Additionally, sound may add a welcome new element to old standards. During the 2013 Cheesemonger Invitational, for instance, contestant Katie Carter of Arrowine & Cheese shop in Arlington, Va., topped her “perfect bite” cheese pairing with Pop Rocks, the popping candy made with carbon dioxide. This noisy, textural element, sprinkled on Vermont Creamery’s Cremont, topped with lavender seeds and served on a radish slice, helped Carter win third place in the competition.
Texture, by the way, is the unsung hero of the food world. We tend to notice it most when it doesn’t live up to our expectations: chips that have lost their crispness, gummy bears that have hardened. When creating pairings or meals, texture deserves more focus than we typically give it.
“The mouth is like a guy who gets bored!” Roach says. “The mouth prefers to have a little surprise, a contrast of textures. For example, putting pistachio nuts or croutons in your salad, or adding mix-ins to yogurt. I think that’s one reason why people reach for crackers when they’re eating cheese.”
For those who are deficient in a sense, texture may take on greater importance, as Birnbaum found after her accident. “When I lost my sense of smell, I relied almost purely on texture,” she says. Temperature was important, too: “If something was hot and cold at the same time, like a warm piece of cake with ice cream on top of it, that was amazing.”

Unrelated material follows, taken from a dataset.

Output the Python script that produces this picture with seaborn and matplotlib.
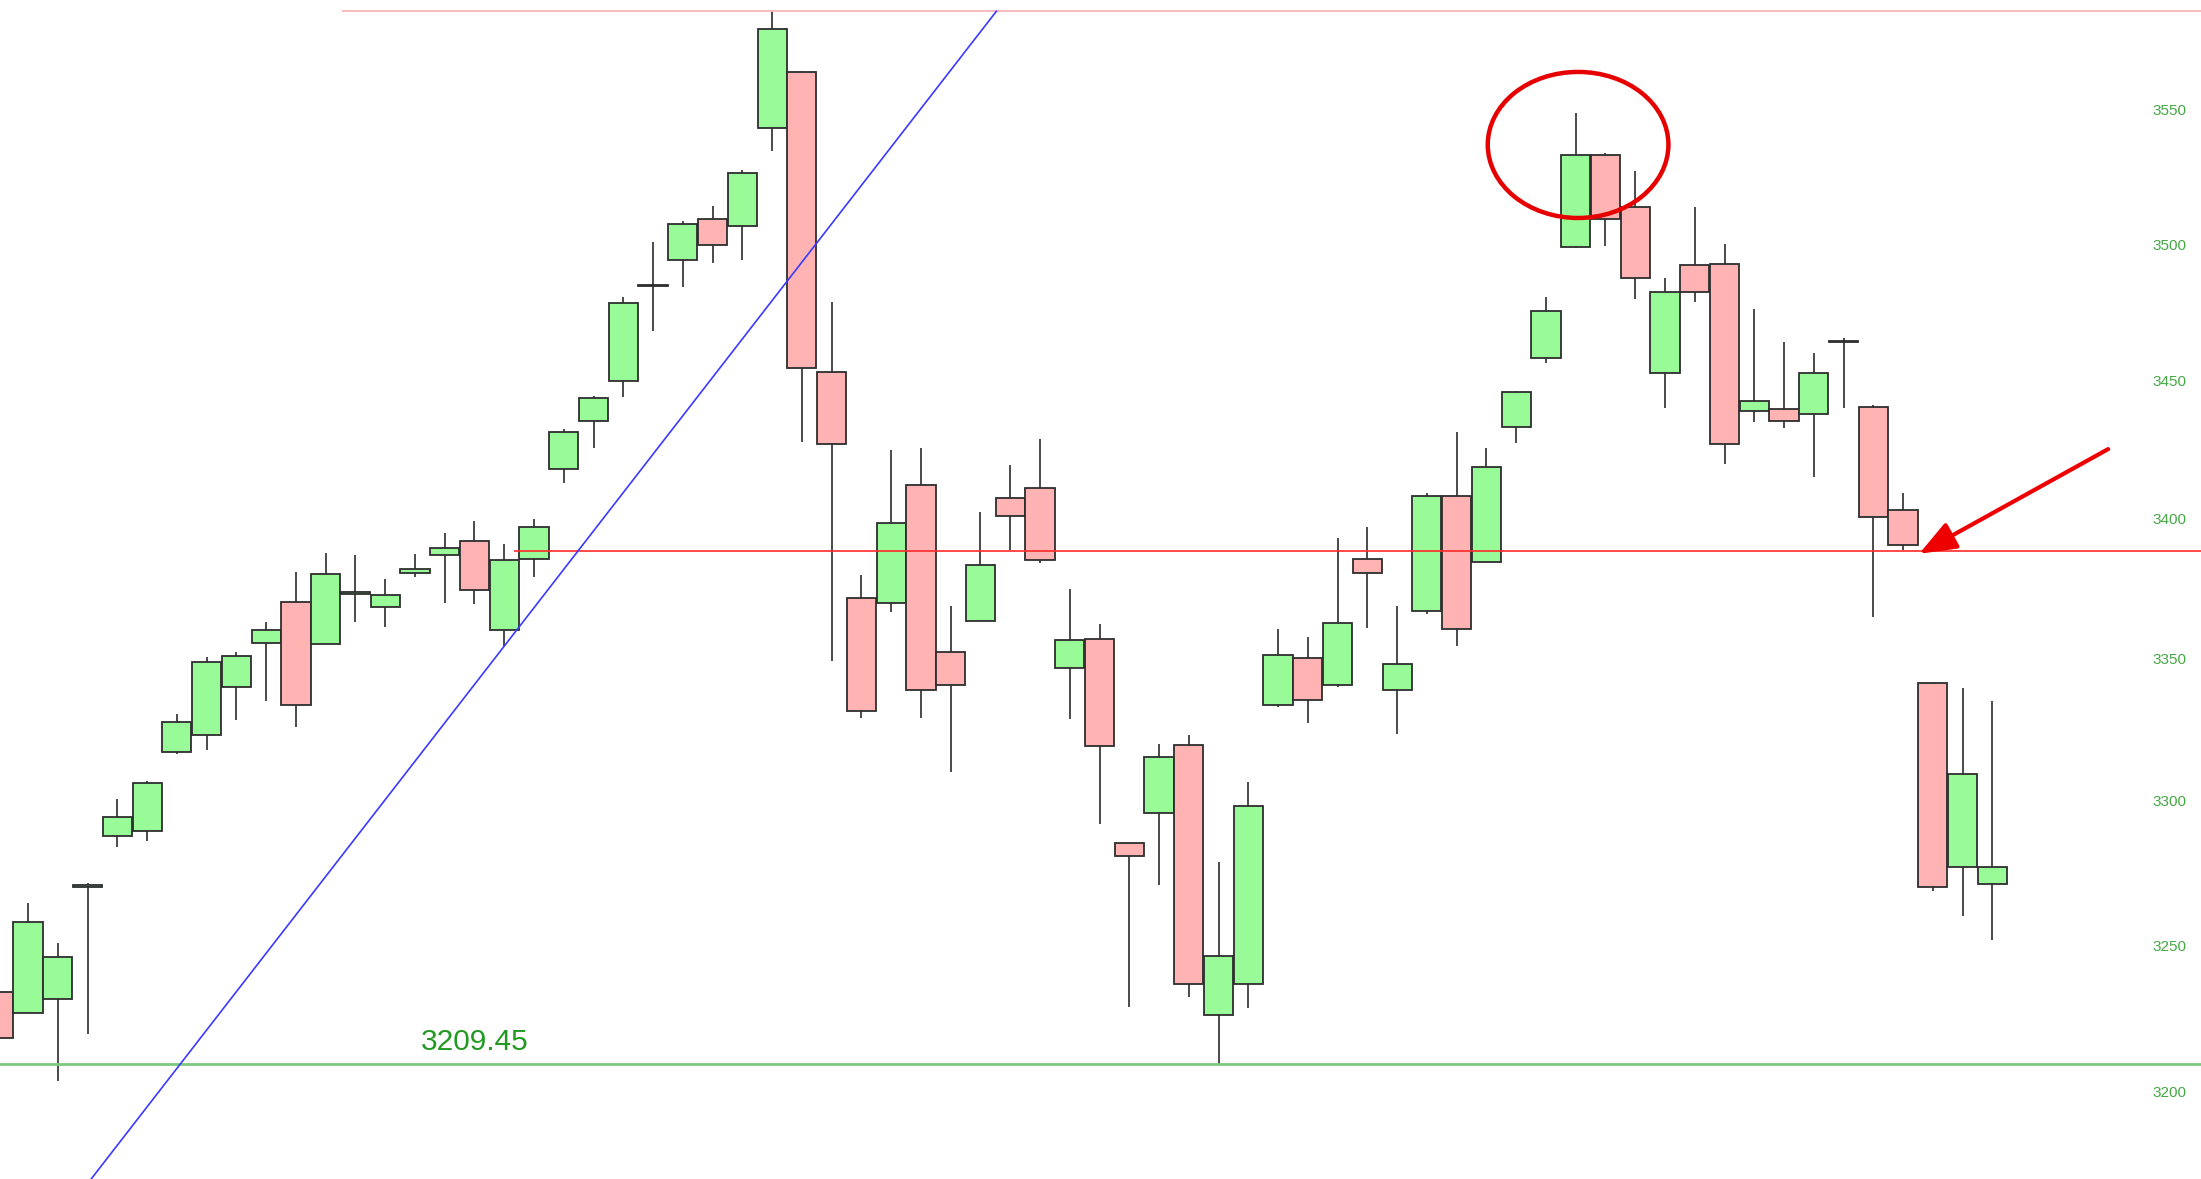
import numpy as np
import matplotlib
matplotlib.use("Agg")
import matplotlib.pyplot as plt
import seaborn as sns
from matplotlib.patches import Ellipse

# -----------------------------
# Candle data (log price axis)
# -----------------------------
opens = [3234.0, 3226.8, 3231.6, 3270.1, 3287.8, 3289.5, 3317.1, 3323.1, 3339.9, 3355.5,
         3370.1, 3355.2, 3373.1, 3368.3, 3380.4, 3386.9, 3391.8, 3360.2, 3385.4, 3417.8,
         3435.2, 3449.8, 3484.4, 3494.1, 3509.3, 3506.8, 3543.3, 3564.3, 3452.9, 3371.6,
         3369.7, 3412.1, 3352.5, 3363.4, 3407.2, 3411.0, 3346.7, 3357.0, 3285.2, 3295.8,
         3319.6, 3226.1, 3236.7, 3333.6, 3350.3, 3340.8, 3385.6, 3338.9, 3366.8, 3408.0,
         3384.4, 3433.1, 3458.0, 3498.9, 3533.2, 3513.9, 3452.6, 3492.2, 3492.7, 3438.8,
         3439.4, 3437.8, 3464.1, 3440.4, 3402.9, 3341.5, 3276.9, 3271.1]
highs = [3235.0, 3264.6, 3250.8, 3271.6, 3300.7, 3307.1, 3330.5, 3350.5, 3352.3, 3363.0,
         3380.8, 3387.6, 3386.9, 3378.3, 3387.2, 3394.8, 3399.1, 3390.8, 3399.8, 3432.2,
         3444.4, 3480.5, 3500.9, 3508.6, 3514.2, 3527.6, 3587.4, 3564.7, 3478.6, 3379.7,
         3424.5, 3425.3, 3368.5, 3402.4, 3419.4, 3428.6, 3374.9, 3362.1, 3285.2, 3319.9,
         3323.1, 3278.7, 3306.7, 3360.5, 3357.5, 3393.1, 3396.9, 3368.5, 3409.2, 3431.2,
         3425.4, 3446.0, 3480.6, 3549.0, 3533.8, 3527.0, 3487.5, 3513.9, 3499.9, 3476.2,
         3463.9, 3459.8, 3465.4, 3440.9, 3409.0, 3341.8, 3339.5, 3335.1]
lows = [3215.9, 3226.8, 3203.7, 3219.7, 3284.0, 3286.0, 3316.4, 3317.8, 3328.3, 3335.0,
        3325.8, 3355.2, 3363.0, 3361.3, 3379.0, 3369.7, 3369.4, 3354.5, 3379.0, 3412.8,
        3425.4, 3443.9, 3468.1, 3484.2, 3493.1, 3494.1, 3534.7, 3427.4, 3349.0, 3329.1,
        3366.5, 3329.1, 3310.1, 3363.4, 3388.8, 3384.0, 3328.6, 3292.1, 3228.8, 3270.7,
        3232.3, 3209.45, 3228.4, 3332.8, 3327.3, 3340.0, 3361.0, 3323.4, 3365.9, 3354.4,
        3384.4, 3427.1, 3456.2, 3498.4, 3499.4, 3479.8, 3439.9, 3478.8, 3419.6, 3434.8,
        3432.7, 3415.0, 3439.9, 3364.8, 3388.8, 3268.6, 3260.0, 3251.8]
closes = [3218.3, 3258.0, 3246.0, 3270.9, 3294.4, 3306.2, 3327.6, 3348.8, 3350.9, 3360.2,
          3333.6, 3380.1, 3373.5, 3372.6, 3381.9, 3389.4, 3374.4, 3385.1, 3397.0, 3431.2,
          3443.4, 3478.3, 3484.8, 3507.5, 3499.7, 3526.4, 3580.5, 3454.6, 3426.7, 3331.5,
          3398.5, 3338.9, 3340.7, 3383.2, 3400.8, 3385.1, 3356.7, 3319.2, 3280.8, 3315.2,
          3236.7, 3246.4, 3298.1, 3351.1, 3335.2, 3362.6, 3380.3, 3348.2, 3408.0, 3360.5,
          3418.6, 3445.7, 3475.3, 3533.2, 3509.3, 3487.5, 3482.4, 3482.4, 3426.7, 3442.4,
          3435.3, 3452.6, 3464.5, 3400.4, 3390.3, 3270.1, 3309.5, 3276.9]

price_ticks = [3200, 3250, 3300, 3350, 3400, 3450, 3500, 3550]
support_level = 3209.45
resistance_level = 3388.3
top_level = 3587.4

# -----------------------------
# Plot
# -----------------------------
sns.set_theme(style="white")
plt.rcParams["font.family"] = ["Liberation Sans", "DejaVu Sans"]

fig = plt.figure(figsize=(22.01, 11.79), dpi=100)
ax = fig.add_axes([0, 0, 1, 1])
ax.set_yscale("log")

x = np.arange(len(opens))
o = np.array(opens)
c = np.array(closes)
up = c >= o
body_colors = np.where(up, "#98fb98", "#ffb3b3")

ax.vlines(x, lows, highs, color="#3c3c3c", lw=1.3, zorder=1)
ax.bar(x, np.maximum(np.abs(c - o), 0.4), bottom=np.minimum(o, c), width=0.98,
       color=body_colors, edgecolor="#2e2e2e", linewidth=1.3, zorder=2)

# horizontal levels
ax.axhline(support_level, color="#7dc87d", lw=2, zorder=3)
ax.hlines(resistance_level, 17.33, 80, color="#ff2a2a", lw=1.2, zorder=3)
ax.hlines(top_level, 11.55, 80, color="#f7b5b5", lw=1.3, zorder=3)
ax.text(14.2, 3216.9, "3209.45", color="#229a22", fontsize=21.5, va="center", ha="left")

# trend line
ax.plot([3.12, 33.54], [3170.7, 3587.3], color="#3a3aff", lw=1.2, zorder=4)

# circle around the top + arrow
ax.add_patch(Ellipse((53.08, 3537.0), 6.07, 54.6, fill=False, ec="#e60000", lw=3.2, zorder=5))
ax.annotate("", xy=(64.54, 3387.3), xytext=(70.89, 3425.0),
            arrowprops=dict(arrowstyle="-|>,head_length=0.9,head_width=0.35",
                            color="#ee0000", lw=3, mutation_scale=25,
                            shrinkA=0, shrinkB=0), zorder=6)

ax.set_xlim(0.057, 74.01)
ax.set_ylim(3170.7, 3591.5)
ax.set_xticks([])
ax.set_yticks(price_ticks, labels=[str(t) for t in price_ticks])
ax.minorticks_off()
ax.yaxis.tick_right()
ax.tick_params(axis="y", length=0, pad=-35.3, labelsize=11, labelcolor="#45a845")
for s in ax.spines.values():
    s.set_visible(False)

fig.savefig("out.png", dpi=100)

Birnbaum, who chronicled her experience in her book Season to Taste (Ecco, 2011), discovered that Ben & Jerry’s ice cream was a mainstay for folks lacking the ability to smell (likely due to the fact that Ben and Jerry’s co-founder Bennett “Ben” Cohen lacks a sense of smell himself). The ice cream “has textural differences,” Birnbaum says. “They use chunks,” which keep each spoonful exciting.
Whether or not you’re in touch with all five senses, don’t discount the value of texture when creating a meal or pairing. A runny, gooey cheese on a crisp cracker will get you there. And it’s yet another reminder to keep your cheese plates diverse. Eating a variety of creamy and crumbly cheeses, strongly fragrant and mild cheeses, and even differently colored cheeses (blues, anybody?) will ensure that your five senses stay happy and hungry for much, much more.